Non è per nostalgia che si può parlare di un personaggio urgente e attuale quale Cicciu Busacca. A lui dobbiamo piuttosto rivolgerci per interrogare la sua parabola, per cercare nel suo esempio qual’è il modo di cantare la realtà, per sconfiggere il potere della comunicazione di massa attraverso un confronto più umano delle esperienze.
La narrazione come strumento di lotta
Oggi vediamo risorgere la narrazione come strumento di dibattito politico e sociale nel cinema, nel teatro, nella letteratura, nel fumetto. La narrazione come specchio, come microscopio, come lanterna magica e bengala nel buio della nostra confusione. Dappertutto la narrazione… tranne che nella musica!
Vive una nuova primavera quella formula letteraria che mescola libro inchiesta, romanzo, giornalismo, saggio politico e documento storico. È un genere che in Italia ha un padre nobilissimo e insuperato, Corrado Stajano, i cui libri sono spesso divenuti celebri alla loro sortita, ma dei quali (forse) solo oggi si coglie il portato d’assieme: “Il sovversivo”, “Un eroe borghese”, “Patrie smarrite”, per non citarne che alcuni, sono libri aperti, che si rivolgono al lettore e al cittadino, promuovendone il senso di partecipazione, stimolandone indignazione e sete di verità. L’ultimo splendido “La città degli untori” è una summa che traccia un filo fra molte storie milanesi. Partendo dal processo di manzoniana memoria a Gian Giacomo Mora, “l’untore” ingiustamente e barbaramente condannato nel 1630, si dipanano molte vicende d’ingiustizia, stragi impunite e impazzimento brigatista, cui fa contrasto la pulizia della memoria operaia, sempre più negata dalla perdita di dignità del mondo del lavoro.

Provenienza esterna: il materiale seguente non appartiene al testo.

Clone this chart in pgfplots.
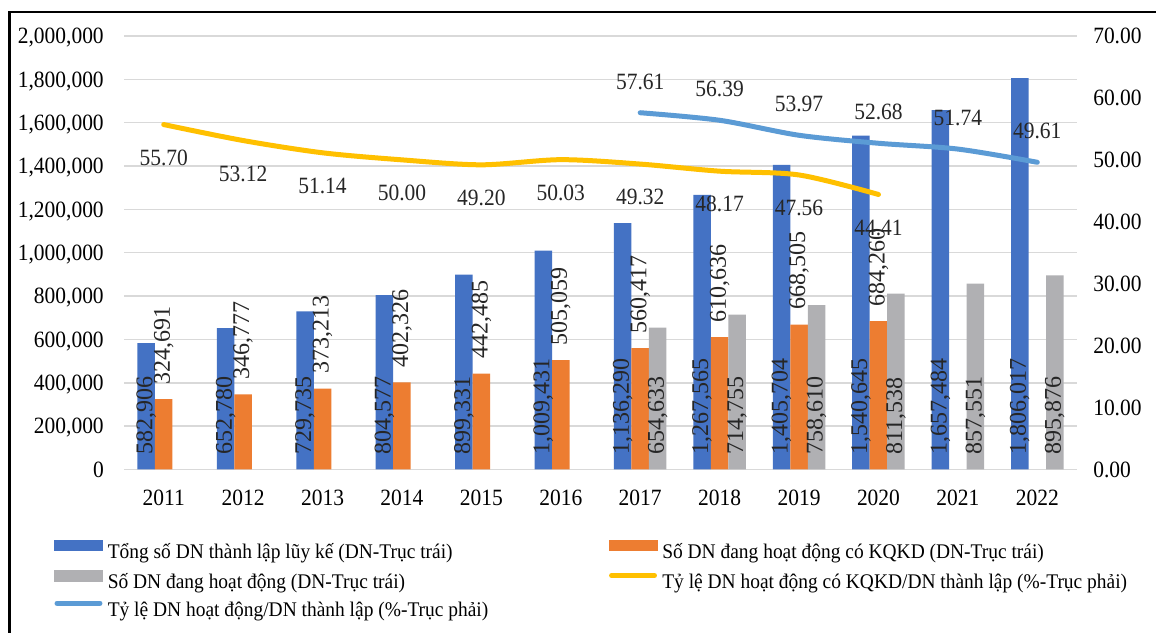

Oggi i libri di Roberto Saviano, Marco Rovelli, Daniele Bianchessi sono in evidente continuità col lavoro di Stajano. Forse non è un caso – e questa è una novità – che tutti e tre questi autori non si accontentino della scrittura, ma cerchino anche strade performative, teatro di strada o platee televisive, per comunicare i percorsi della loro ricerca.
Il teatro di narrazione percorre un binario parallelo, con artisti quali Marco Paolini ed Ascanio Celestini, che nei loro monologhi mescolano le suggestioni letterarie a un realismo a volte crudo a volte poetico, tinto di surreale e di reminiscenze popolari. L’intenzione di fondo anche qui non è lontana dal mestiere del Cantastorie.
Il fumetto intanto prova a promuovere una propria definitiva uscita dai confini di lettura infantile in cui lo si è voluto relegare per troppi anni, attraverso la proposizione di Grafic Novel, i romanzi per immagini che oggi occupano gran parte degli scaffali delle librerie. Una casa editrice quale Il becco giallo propone esclusivamente Narrazioni per immagini imperniate sui fatti di cronaca o biografie.
A fronte di questo risveglio editoriale e teatrale, proprio la musica popolare parrebbe aver smarrito ogni vocazione narrativa. Chiusi nelle canzonette da tre minuti o negli inutili assoli tutti uguali, i musicisti del nostro tempo hanno paura della parola, perché la parola compromette. La parola è musica, la parola è suono, ma la parola obbliga a un’adesione che non è solo formale. Chi usa le parole deve compromettersi col loro senso. Al cantastorie chiediamo un impegno e un rigore cui è duro sottostare. Il cantastorie gioca il proprio ruolo a tutto tondo, il distacco non gli è concesso. Per questo è un mestiere necessario.
A Cicciu Busacca da Paternò chiediamo di assisterci con la chitarra, con i quadri e con le sue storie per cantare sempre al presente, per ascoltare ciò che bisogna ascoltare, e vedere quello che c’è da vedere come faceva il suo bisnonno Omero, che forse era cieco, ma che cantava il suo tempo meglio di noi che non sappiamo più dove guardare.